Aim of the task
Starting at the first line of the data, please print exactly those lines through the one that holds "length=5, width=1.1, color=ink)", omitting every picture.

Raw data
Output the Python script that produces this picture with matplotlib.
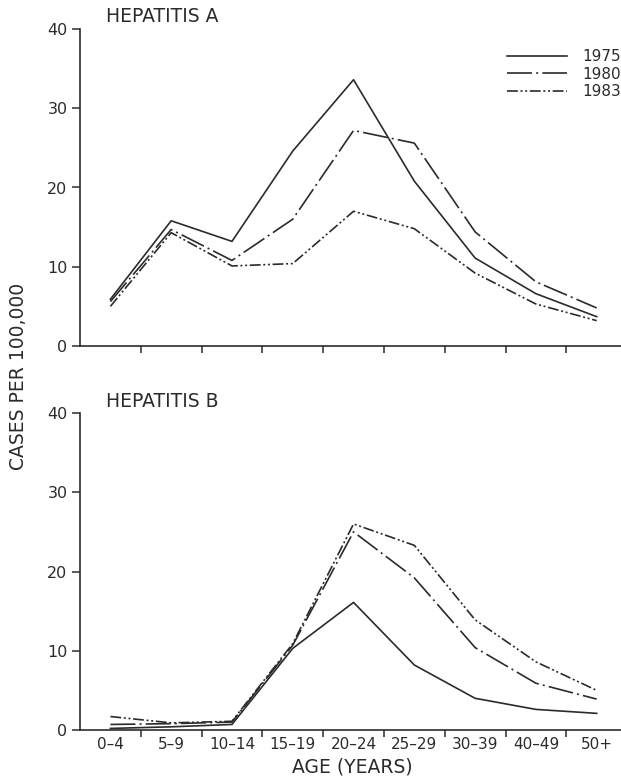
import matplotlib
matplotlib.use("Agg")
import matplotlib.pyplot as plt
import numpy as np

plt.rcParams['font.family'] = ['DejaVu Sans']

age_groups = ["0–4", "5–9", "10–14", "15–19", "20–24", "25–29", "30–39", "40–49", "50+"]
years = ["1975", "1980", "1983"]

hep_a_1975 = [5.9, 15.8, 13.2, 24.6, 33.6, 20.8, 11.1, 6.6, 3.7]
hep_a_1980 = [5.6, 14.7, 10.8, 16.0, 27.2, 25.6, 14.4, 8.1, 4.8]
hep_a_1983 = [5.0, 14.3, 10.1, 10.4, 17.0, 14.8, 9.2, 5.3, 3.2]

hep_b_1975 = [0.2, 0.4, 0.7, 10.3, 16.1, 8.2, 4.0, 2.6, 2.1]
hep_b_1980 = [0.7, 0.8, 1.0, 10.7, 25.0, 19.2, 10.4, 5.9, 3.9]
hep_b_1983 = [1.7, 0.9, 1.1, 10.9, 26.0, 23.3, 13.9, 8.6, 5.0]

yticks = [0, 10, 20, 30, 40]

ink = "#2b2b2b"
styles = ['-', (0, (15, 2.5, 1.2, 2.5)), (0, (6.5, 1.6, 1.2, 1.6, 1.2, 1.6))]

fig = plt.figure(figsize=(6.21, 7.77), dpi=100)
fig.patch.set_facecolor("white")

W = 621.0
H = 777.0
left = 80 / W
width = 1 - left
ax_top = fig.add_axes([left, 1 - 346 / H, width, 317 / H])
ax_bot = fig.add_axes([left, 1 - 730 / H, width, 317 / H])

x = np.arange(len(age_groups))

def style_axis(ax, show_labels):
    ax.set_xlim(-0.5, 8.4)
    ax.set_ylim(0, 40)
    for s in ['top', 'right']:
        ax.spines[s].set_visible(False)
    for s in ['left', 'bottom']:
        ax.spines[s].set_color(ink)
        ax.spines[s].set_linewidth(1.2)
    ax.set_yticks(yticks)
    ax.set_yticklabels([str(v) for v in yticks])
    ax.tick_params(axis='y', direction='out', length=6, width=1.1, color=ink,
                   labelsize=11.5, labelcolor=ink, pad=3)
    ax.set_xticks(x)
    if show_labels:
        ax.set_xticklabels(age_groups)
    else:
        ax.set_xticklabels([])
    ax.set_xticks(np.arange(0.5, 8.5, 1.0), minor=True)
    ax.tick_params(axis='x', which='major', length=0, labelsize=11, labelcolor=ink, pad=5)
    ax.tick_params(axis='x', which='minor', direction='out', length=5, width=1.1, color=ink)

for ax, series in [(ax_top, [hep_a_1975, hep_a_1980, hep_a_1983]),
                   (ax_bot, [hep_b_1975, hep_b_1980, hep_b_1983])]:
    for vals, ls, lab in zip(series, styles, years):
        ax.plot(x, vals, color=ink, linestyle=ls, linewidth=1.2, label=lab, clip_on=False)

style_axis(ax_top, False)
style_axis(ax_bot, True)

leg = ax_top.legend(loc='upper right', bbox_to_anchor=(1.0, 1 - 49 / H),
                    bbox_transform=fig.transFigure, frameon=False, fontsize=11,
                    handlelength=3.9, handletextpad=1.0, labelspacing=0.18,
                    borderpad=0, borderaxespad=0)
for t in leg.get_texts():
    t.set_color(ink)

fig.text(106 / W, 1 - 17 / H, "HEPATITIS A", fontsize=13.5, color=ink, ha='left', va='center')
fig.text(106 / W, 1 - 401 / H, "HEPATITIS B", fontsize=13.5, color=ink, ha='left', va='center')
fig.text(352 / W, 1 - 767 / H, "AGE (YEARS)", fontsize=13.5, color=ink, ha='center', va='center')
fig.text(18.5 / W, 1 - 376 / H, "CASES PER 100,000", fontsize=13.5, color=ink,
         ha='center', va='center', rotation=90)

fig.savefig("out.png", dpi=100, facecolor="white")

Task output
Output the Python script that produces this picture with matplotlib.
import matplotlib
matplotlib.use("Agg")
import matplotlib.pyplot as plt
import numpy as np

plt.rcParams['font.family'] = ['DejaVu Sans']

age_groups = ["0–4", "5–9", "10–14", "15–19", "20–24", "25–29", "30–39", "40–49", "50+"]
years = ["1975", "1980", "1983"]

hep_a_1975 = [5.9, 15.8, 13.2, 24.6, 33.6, 20.8, 11.1, 6.6, 3.7]
hep_a_1980 = [5.6, 14.7, 10.8, 16.0, 27.2, 25.6, 14.4, 8.1, 4.8]
hep_a_1983 = [5.0, 14.3, 10.1, 10.4, 17.0, 14.8, 9.2, 5.3, 3.2]

hep_b_1975 = [0.2, 0.4, 0.7, 10.3, 16.1, 8.2, 4.0, 2.6, 2.1]
hep_b_1980 = [0.7, 0.8, 1.0, 10.7, 25.0, 19.2, 10.4, 5.9, 3.9]
hep_b_1983 = [1.7, 0.9, 1.1, 10.9, 26.0, 23.3, 13.9, 8.6, 5.0]

yticks = [0, 10, 20, 30, 40]

ink = "#2b2b2b"
styles = ['-', (0, (15, 2.5, 1.2, 2.5)), (0, (6.5, 1.6, 1.2, 1.6, 1.2, 1.6))]

fig = plt.figure(figsize=(6.21, 7.77), dpi=100)
fig.patch.set_facecolor("white")

W = 621.0
H = 777.0
left = 80 / W
width = 1 - left
ax_top = fig.add_axes([left, 1 - 346 / H, width, 317 / H])
ax_bot = fig.add_axes([left, 1 - 730 / H, width, 317 / H])

x = np.arange(len(age_groups))

def style_axis(ax, show_labels):
    ax.set_xlim(-0.5, 8.4)
    ax.set_ylim(0, 40)
    for s in ['top', 'right']:
        ax.spines[s].set_visible(False)
    for s in ['left', 'bottom']:
        ax.spines[s].set_color(ink)
        ax.spines[s].set_linewidth(1.2)
    ax.set_yticks(yticks)
    ax.set_yticklabels([str(v) for v in yticks])
    ax.tick_params(axis='y', direction='out', length=6, width=1.1, color=ink,
                   labelsize=11.5, labelcolor=ink, pad=3)
    ax.set_xticks(x)
    if show_labels:
        ax.set_xticklabels(age_groups)
    else:
        ax.set_xticklabels([])
    ax.set_xticks(np.arange(0.5, 8.5, 1.0), minor=True)
    ax.tick_params(axis='x', which='major', length=0, labelsize=11, labelcolor=ink, pad=5)
    ax.tick_params(axis='x', which='minor', direction='out', length=5, width=1.1, color=ink)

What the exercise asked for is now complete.